Apart from attending lectures and company visits at Antwerp’s local campus, the 3 Continent Master in Strategic Marketing requires studying how marketing impacts sustainability in Fortaleza, Brazil, and a full immersion spent in New York City helping fill a gap at a company. The structure of this type of dynamic programme allows for a broader grasp of the field of marketing and how to approach problems using a different cultural perspective. Adapting to and understanding others is crucial in the decision making process, and is especially relevant in our current globalised business environment. The university also offers the possibility for an OPT (Optional Practical Training) in USA, which allows the student to stay in the country for two years without the need of a visa.

How do I stand out from the rest?

In an applicant pool of thousands of potential students, you might be wondering how to make your application leap out and amaze the admissions’ team. In fact, there is no well-guarded secret on how to receive instant acceptance, but if you are confident of your strengths and experience, and how they relate to the specific programme, this will reassure the university that you are a great match.
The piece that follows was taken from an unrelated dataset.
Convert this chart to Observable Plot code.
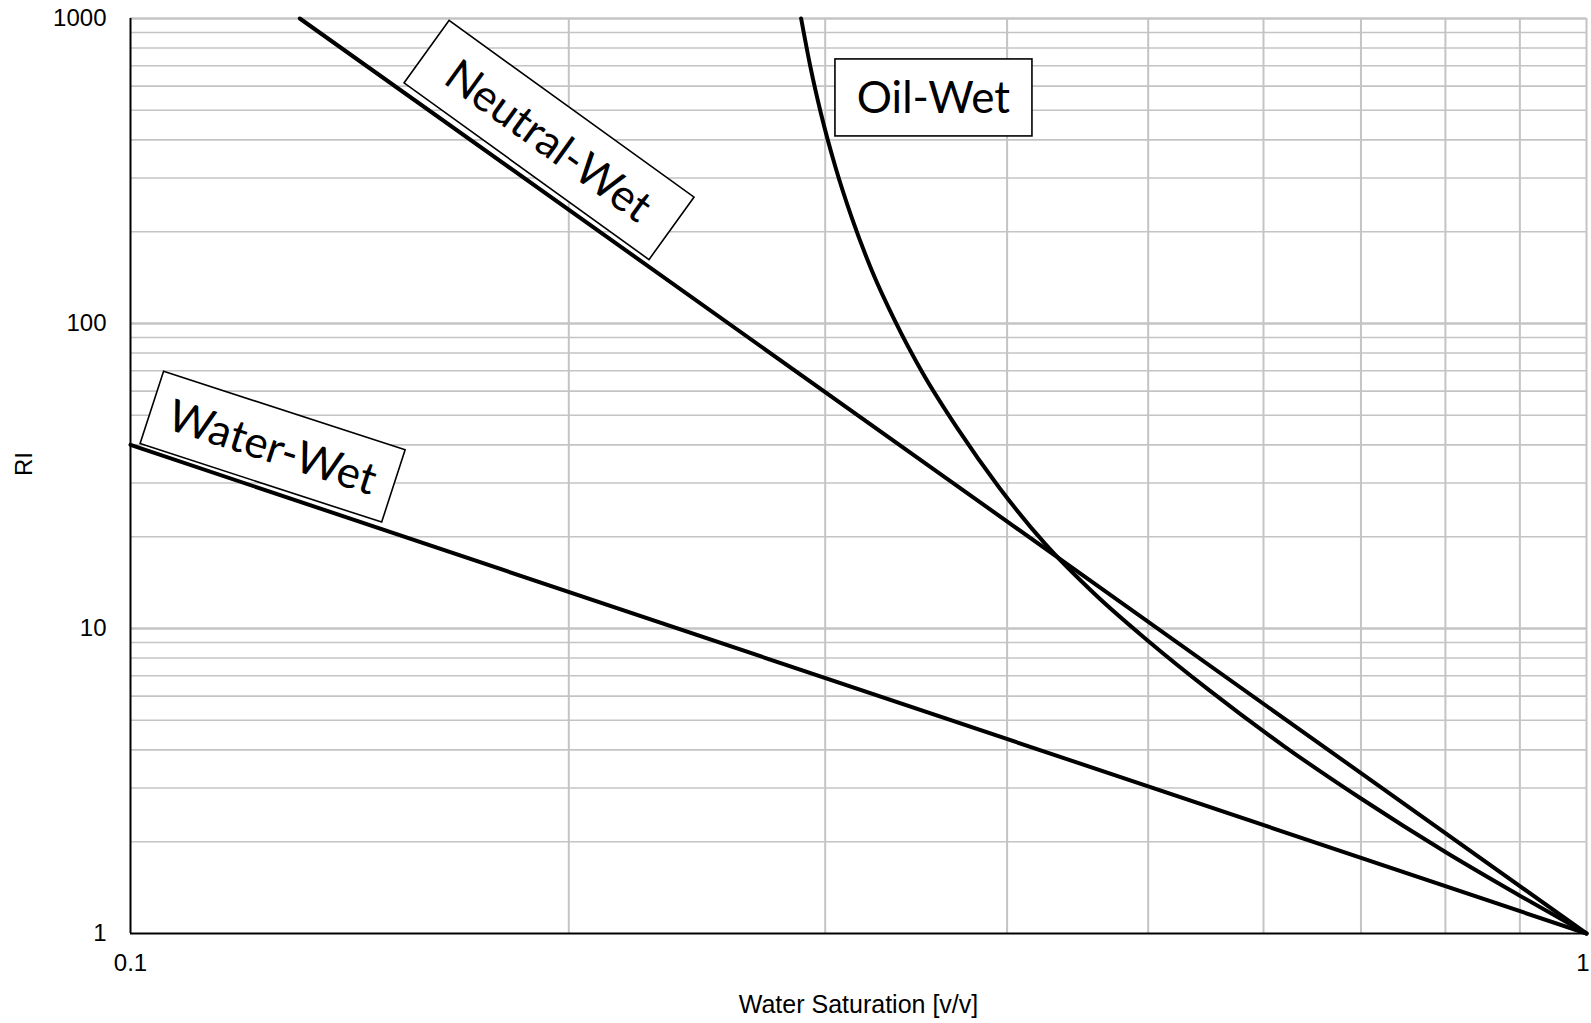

Academic Director & Dean Paul Matthyssens explains:

We really want to see your motivation, the drive within you, not only the grades. I think marketing is about passion. We want to see how you can contribute to the group, and we prefer students who are open to the opinions of others. We don’t employ a hierarchical system, but a positive social exchange perspective.

What are my strengths and weaknesses?

You might agree that choosing a career seems hard enough, but finding a job which meets your requirements and is satisfying also doesn’t come easy. Sometimes, even after deep self-reflection and analysis, we fall short on what and where we are meant to be professionally. For that reason, we seek guidance from others who force us to step back and see the bigger picture. Career centres are offices in a university which are full of resources. There are counselors who help students form a better understanding of their options and make a concrete plan of action. A session at the centre might include a CV check or a mock interview. Meredith Wood, Programme Manager says:

The leadership and development track is what makes our students competitive. We help them develop their strengths and weaknesses.